Victor Vescovo’s US-based marine technology development company Caladan Oceanic has provided financial support and guidance to Greenwater Foundation to source new mapping data of the seafloor in coastal areas of Greenland using Satellite-Derived Bathymetry (SDB).
This initiative will support the mission of The Nippon Foundation-GEBCO Seabed 2030 Project, which aims to compile a map of the entire seafloor by the year 2030 and has already contributed SDB data to countries including the United States, Japan, Canada, Kenya, Mozambique, Equatorial Guinea, Tonga, and numerous other countries.
Together, these parties have contracted with the world leader in mapping the seafloor using satellite data in the visible and other spectra of light, TCarta of Denver, Colorado. Over the past year, never before has so much coastal satellite-derived bathymetry been charitably contributed in a single contribution to Seabed 2030. The minimum resolution of the contributed imagery is 100m but some of the contributed data is as high-resolution as 10 meters to provide even higher safety of navigation data to the local communities. TCarta has the ability to produce even finer imagery, as high as 0.5 meters in resolution, for specifically commissioned commercial products as well as marine asset or habitat mapping.

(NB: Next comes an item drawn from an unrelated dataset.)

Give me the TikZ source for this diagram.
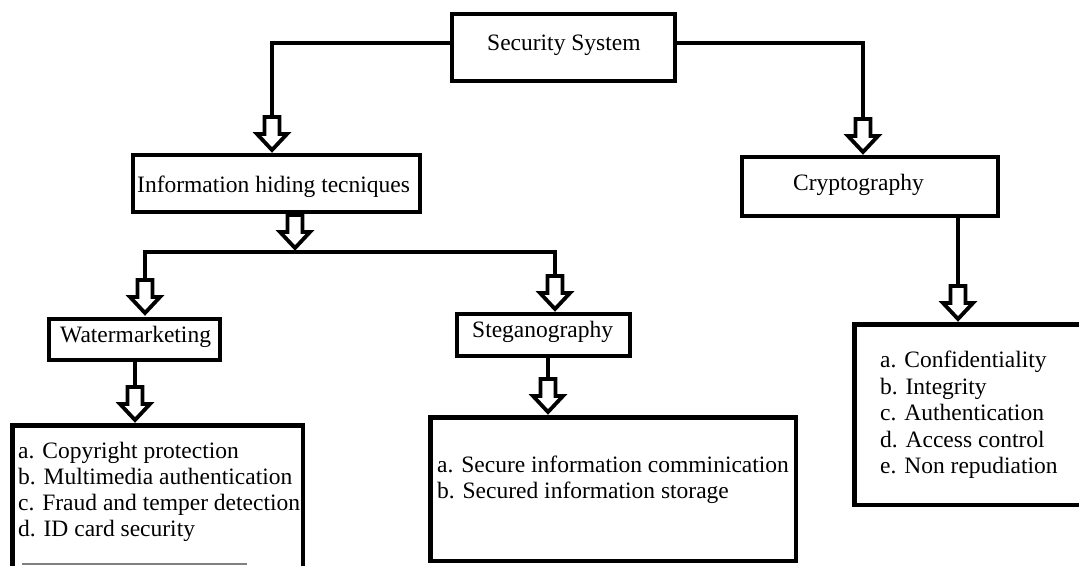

The project has contributed 11,000 square kilometers to Greenland at an average resolution of 10 meters including SDB data of key cities of Nuuk and Narsaq and will also be providing more general 100-meter resolution data for the region. The data was provided to Karl Brix Zinglersen (Head of Department, Department of Environment and Minerals Pinngortitaleriffik, Greenland Institute of Natural Resources) and will be used to provide more awareness about potential coastal hazards, enable more precise fisheries and resource management, and for other marine scientific uses.
SDB offers the benefits of an extremely short timeframe from collection to delivery when compared with boat or airplane-based methods, making this an ideal technology for mapping coastal areas in Greenland where repeated mapping with aircraft is costly and can take years to process and release the data. SDB also provides the lowest carbon footprint per square kilometer mapped compared to aircraft or ship-derived mapping.